Observations écrites du défendeur

 

[49]           Le défendeur soutient que la norme de contrôle applicable à la décision de la Commission est celle de la décision raisonnable. La Commission ne doit intervenir que si la décision de la Commission n'appartient pas aux issues possibles acceptables pouvant se justifier au regard des faits et du droit.

 

[50]           Le défendeur fait valoir que compte tenu de la grande crainte que le demandeur principal allègue avoir ressentie en raison de la menace d'extorsion, il était raisonnable pour la Commission de conclure que le demandeur principal aurait quitté son emploi plus tôt et rejoint sa famille qui se cachait jusqu'à la date prévue pour le départ, si sa crainte avait été authentique.

 

[51]           Le défendeur soutient que la Commission n'a pas ignoré la preuve relative à la disponibilité des billets d'avion. La Commission n'a pas cru la raison invoquée par le demandeur principal pour demeurer à son emploi jusqu'à la mi-juin et ne pas se cacher jusqu'à la fin du mois.

 

[52]           Le défendeur souligne que le FRP initial ou modifié du demandeur principal ne mentionnait aucunement qu'il s'était adressé à un superviseur concernant les menaces d'extorsion. Cet élément de preuve indique plutôt que le demandeur principal a parlé de la menace à un vérificateur de l’entreprise qui lui a répondu de s'adresser à la police. La mention d'un superviseur, plutôt qu’un vérificateur, a tout d'abord été indiquée dans les observations des demandeurs dans la présente demande, des observations dont ne disposait pas la Commission lorsqu'elle a rendu sa décision. En outre, contrairement aux observations des demandeurs, la Commission n'a pas fondé ses conclusions quant à la crédibilité exclusivement sur le temps qu’ont pris les demandeurs pour quitter le Mexique, mais s'est également appuyée sur d'autres motifs pour tirer sa conclusion.

 

[53]           Le défendeur soutient également que la Commission n'a pas fondé ses conclusions sur des conjectures. Les conclusions de la Commission concernant le montant d'argent dont les directeurs de stations‑service assument la responsabilité étaient fondées sur le témoignage même du demandeur principal au sujet des ventes à sa station‑service.

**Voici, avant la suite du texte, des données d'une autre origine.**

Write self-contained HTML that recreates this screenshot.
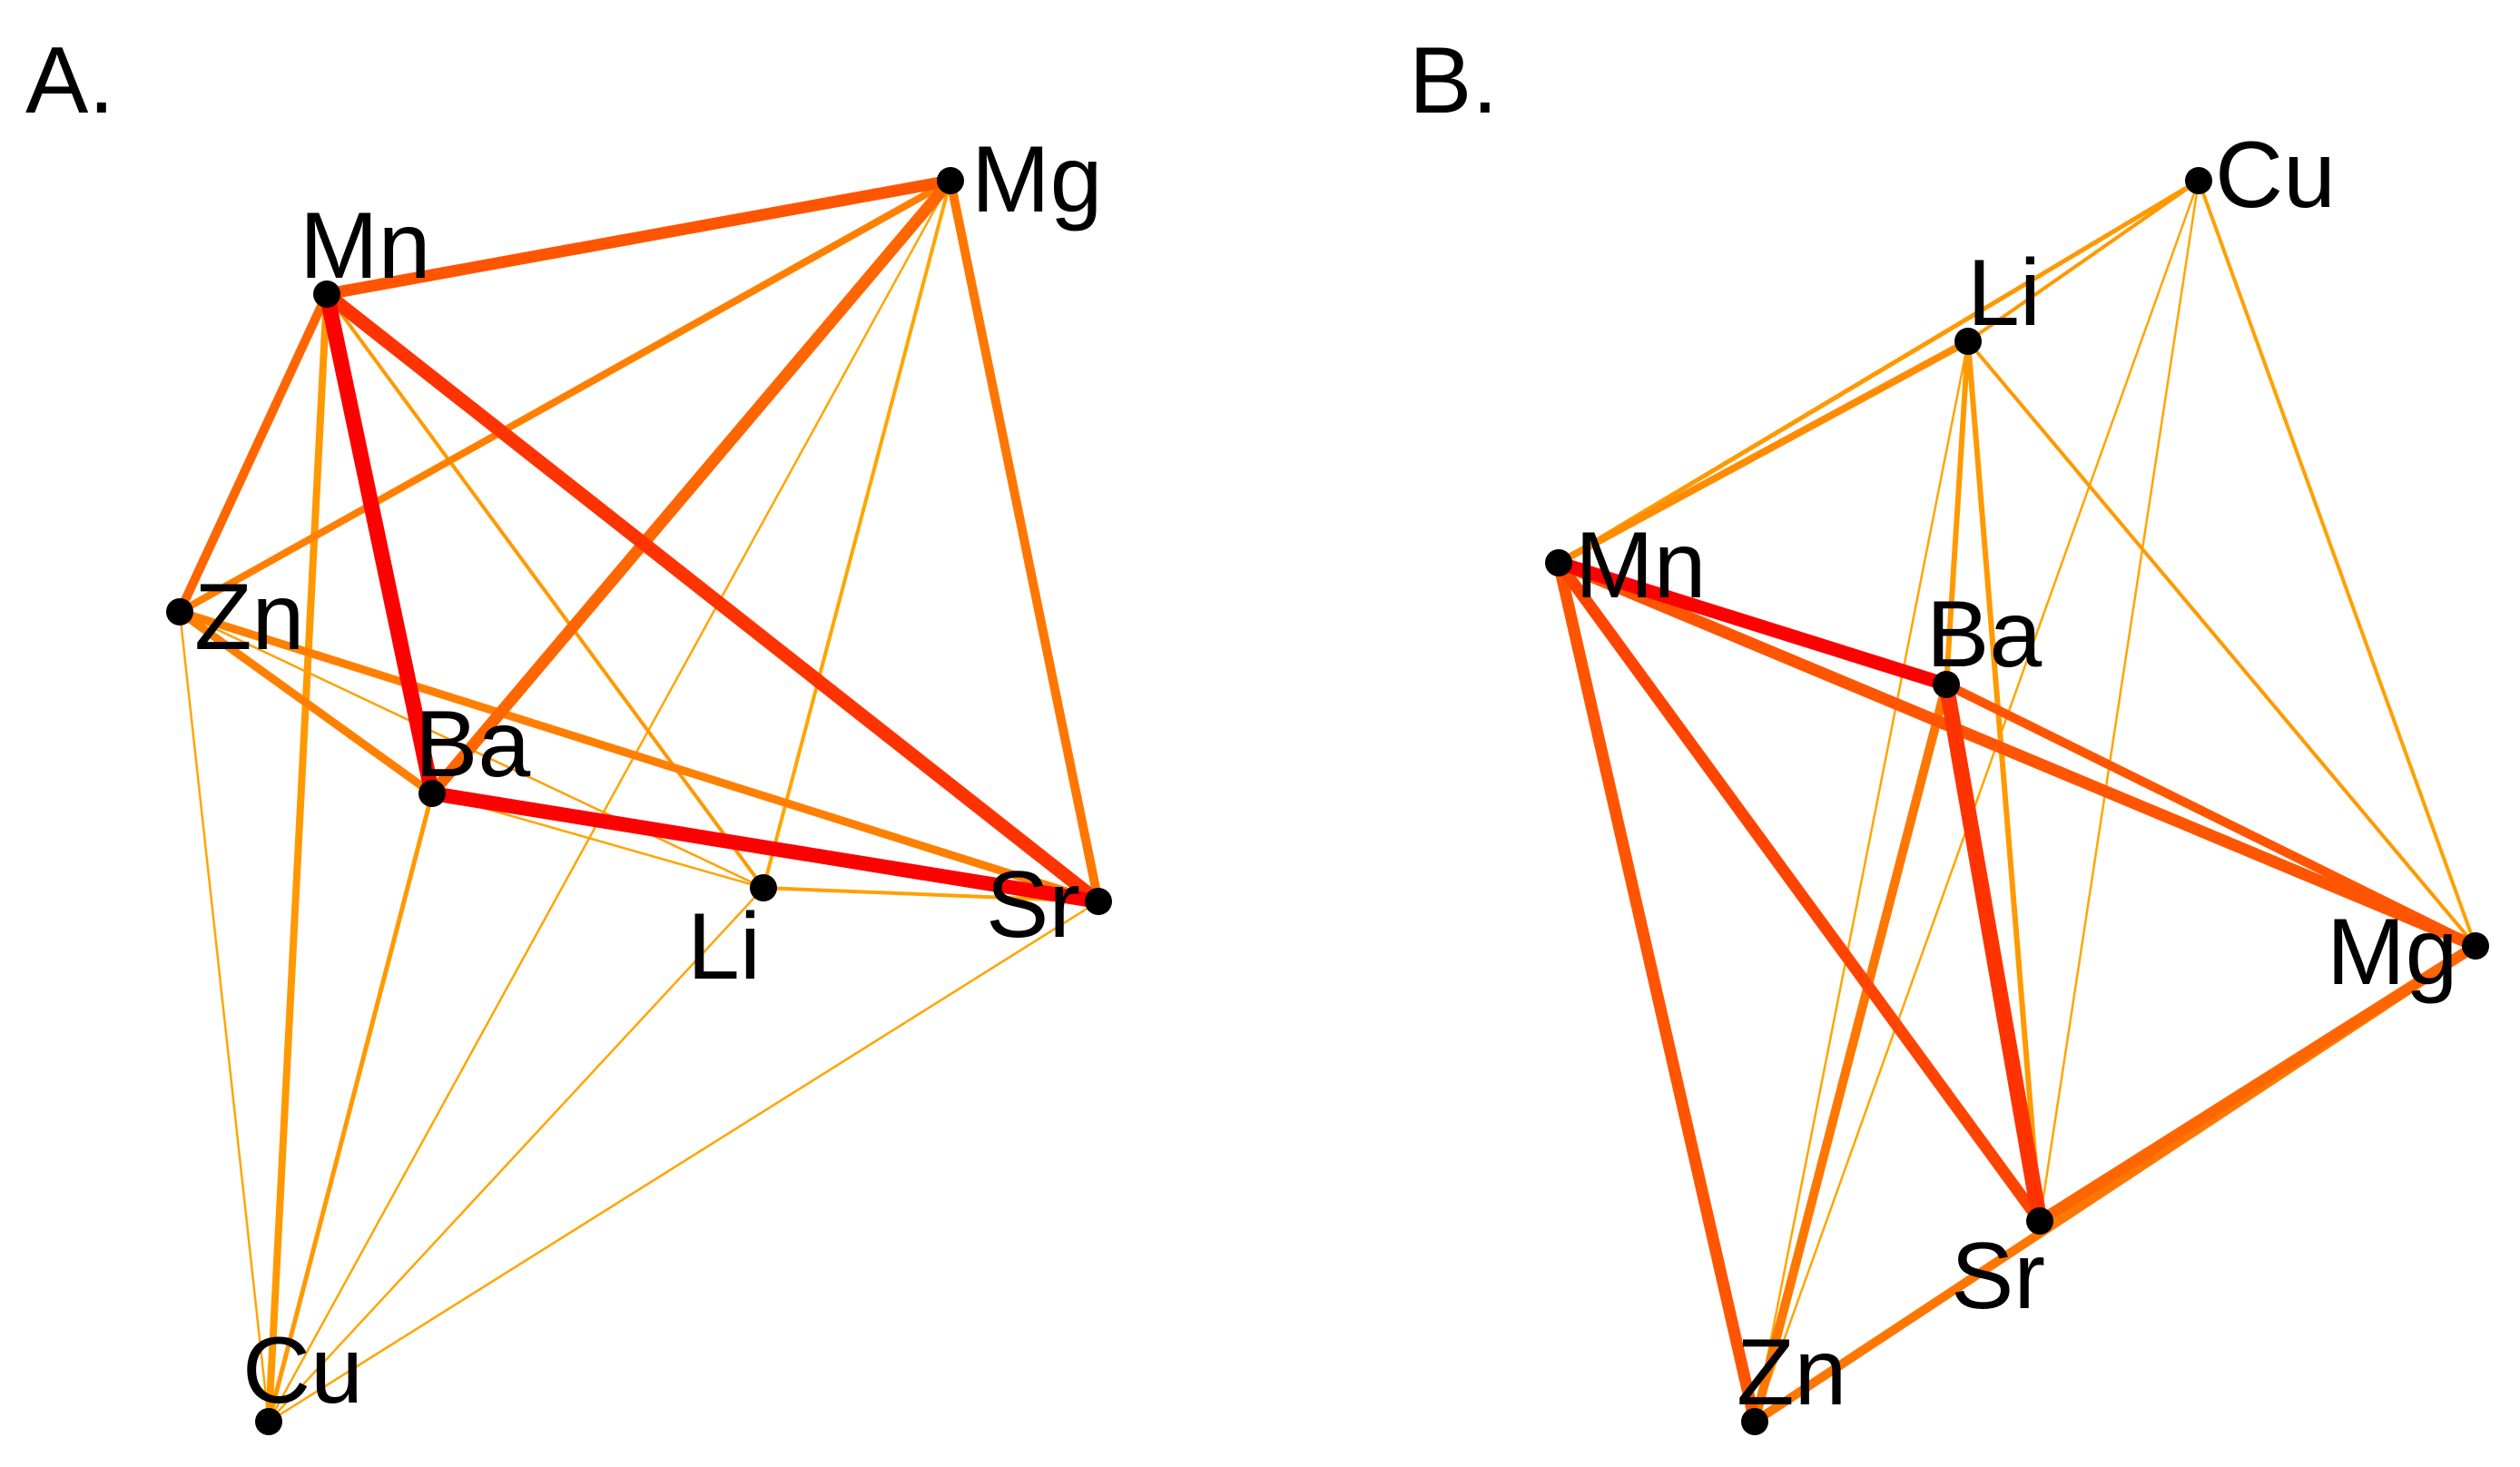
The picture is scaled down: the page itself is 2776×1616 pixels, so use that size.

De plus, compte tenu des observations des demandeurs selon lesquelles les directeurs de stations‑service ayant accès à d'importantes sommes d'argent faisaient l'objet d'extorsion de la part de gangs criminels à une échelle si grande qu'ils faisaient partie d'un groupe social, il était raisonnable pour la Commission de conclure que l'extorsion était un problème courant pour les directeurs de stations-service.

 

[54]           Selon le défendeur, puisque le demandeur principal ne s'était adressé à la police qu'à une seule occasion et n'avait pas communiqué avec d'autres institutions gouvernementales pour obtenir de l'aide, il était également raisonnable que la Commission conclue que sa crainte à l’égard de la criminalité ne traduisait pas l'incapacité ou le refus de l'État de fournir une protection adéquate. La Commission a clairement déclaré qu'elle avait pris en considération les éléments de preuve présentés par le demandeur. L'affirmation des demandeurs selon laquelle la Commission a ignoré la preuve est donc non fondée.

 

[55]           Enfin, le défendeur soutient que la conclusion de la Commission selon laquelle la demande d'asile des demandeurs n'avait pas de lien avec un motif prévu par la Convention était raisonnable. Cependant, si cette conclusion était jugée déraisonnable, le défendeur fait valoir qu'elle n'équivaut pas à une erreur susceptible de contrôle, compte tenu du fait qu'elle n'était pas une conclusion déterminante. La Commission a plutôt rejeté la demande d'asile pour des raisons de crédibilité. La Cour d'appel fédérale a clairement établi qu'une conclusion défavorable en matière de crédibilité sera, dans la plupart des cas, déterminante quant à une revendication du statut de réfugié. En conséquence, compte tenu du fait que les demandeurs avaient fondé leur demande relevant de l'article 97 sur le même scénario de faits que leur demande relevant de l'article 96, il était raisonnable que la Commission ne se livre pas une analyse distincte à l'égard de la demande fondée sur l'article 97.

 

Analyse et décision

 

[56]           Première question

            Quelle est la norme de contrôle applicable?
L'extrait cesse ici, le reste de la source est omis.